S None Initial influence matrix; defaults to identity.
rtype 'df' 'df' for pandas.DataFrame, 'array' for numpy.ndarray.
outputs None Required when rtype='df'; output node names.
n2i None Required when rtype='df'; the data's name-to-index map.
max_iter 1000 Iteration cap.
tol 1e-7 Tolerance for the stopping criterion.
device 'cpu' 'cpu' or 'gpu:<id>' (requires CuPy).
sparse False Use SciPy sparse matrices for the CPU path.

Shortest path length to output (SPLO)

sfa.splo computes, for each (source, output) pair, the shortest path length in the directed network. This is used to bucket candidate sources by how "close" they are to the output.

df_splo = sfa.splo(
    nxdg=data.dg,
    sources=list(data.n2i),
    outputs=['ERK', 'AKT'],
    rtype='df',
)

sfa.max_spl(nxdg) is also available to inspect the diameter-like quantity (the maximum shortest path length in the network) when choosing SPLO bounds.

Prioritizing control candidates

Once you have both influence and SPLO, sfa.control.prioritize groups candidates by SPLO and selects, within each group, the top-ranked sources whose influence on the output has the requested sign (dac):

  • dac=+1 — sources with positive influence on the output. Their inhibition (negative perturbation) drives the output negative; their activation drives it positive.
  • dac=-1 — sources with negative influence. Their activation drives the output negative.
from sfa.control import prioritize

targets = prioritize(
    df_splo=df_splo['ERK'],   # SPLO series for the output of interest.
    df_inf=df_inf,
    output='ERK',
    dac=+1,                   # Inhibit these to suppress ERK.
    thr_rank=3,               # Top-3 per SPLO group; or a fraction in (0, 1).
    min_group_size=0,
    thr_inf=1e-10,
)

sfa.control.arrange_si is the lower-level helper used by prioritize; call it directly when you need the grouped SPLO–Influence DataFrames rather than just the target list. See Discovery of control targets for a worked example that reproduces the dual-output (ERK + AKT) finding from the 2019 paper.

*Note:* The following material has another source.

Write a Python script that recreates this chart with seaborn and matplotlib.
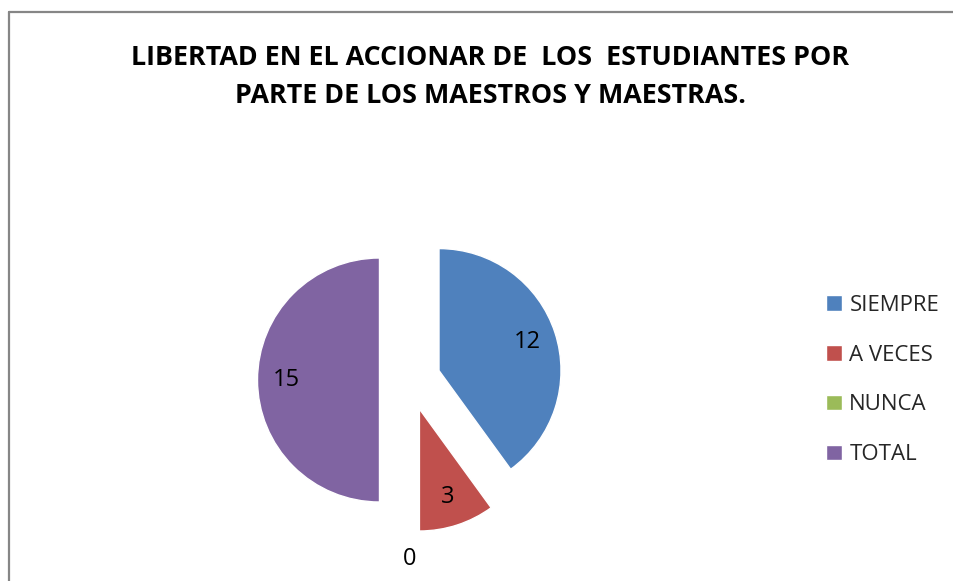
import matplotlib
matplotlib.use("Agg")
import matplotlib.pyplot as plt
import seaborn as sns
from matplotlib.lines import Line2D

sns.set_theme(style="white")
plt.rcParams['font.family'] = ['Open Sans', 'DejaVu Sans']

# datos del grafico
categorias = ['SIEMPRE', 'A VECES', 'NUNCA', 'TOTAL']
valores = [12, 3, 0, 15]
colores = ['#4F81BD', '#C0504D', '#9BBB59', '#8064A2']
titulo = 'LIBERTAD EN EL ACCIONAR DE  LOS  ESTUDIANTES POR\nPARTE DE LOS MAESTROS Y MAESTRAS.'

fig = plt.figure(figsize=(9.54, 5.81), dpi=100)

# marco del grafico (solo borde superior e izquierdo visibles)
fig.add_artist(Line2D([9/954, 9/954], [0, 1 - 12/581], color='#868686', lw=1.6,
                      transform=fig.transFigure))
fig.add_artist(Line2D([9/954, 1], [1 - 12/581, 1 - 12/581], color='#868686', lw=1.6,
                      transform=fig.transFigure))

# titulo cortado arriba
fig.text(490/954, 1 - 4/581, 'GRAFICO Nº 4', ha='center', va='bottom',
         fontsize=17, fontweight='bold', family='Liberation Serif', color='black')

fig.text(490/954, 1 - 77/581, titulo, ha='center', va='center', fontsize=19.4,
         fontweight='bold', linespacing=1.6, color='black')

ax = fig.add_axes([227/954, 18/581, 366/954, 366/581])
wedges, textos, autotextos = ax.pie(
    valores, colors=colores, startangle=90, counterclock=False,
    explode=[0.25] * len(valores), radius=1,
    autopct=lambda p: f'{p * sum(valores) / 100:.0f}', pctdistance=0.76,
    textprops={'fontsize': 17, 'color': 'black'})
for v, t in zip(valores, autotextos):
    t.set_clip_on(False)
    if v == 0:
        x, y = t.get_position()
        t.set_position((x, y * 1.45))
ax.set_xlim(-1.5, 1.5)
ax.set_ylim(-1.5, 1.5)
ax.set_aspect('equal')
ax.axis('off')

fig.legend(wedges, categorias, loc='center left', bbox_to_anchor=(806/954, 1 - 380/581),
           frameon=False, handlelength=0.7, handleheight=0.7,
           labelspacing=1.3, handletextpad=0.35, prop={'size': 16})

plt.savefig('out.png', dpi=100)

Visualizing SPLO–Influence

sfa.plot.siplot draws a grid of horizontal bar charts, one panel per SPLO bucket, with the candidate sources sorted by influence on the output. This makes the relative ranking inside each SPLO group easy to read.

import matplotlib.pyplot as plt
from sfa.plot import siplot

fig = siplot(df_splo['ERK'], df_inf, output='ERK', designated=targets)
plt.show()

The designated argument highlights the names returned by prioritize, so you can confirm the selection visually before applying the perturbations.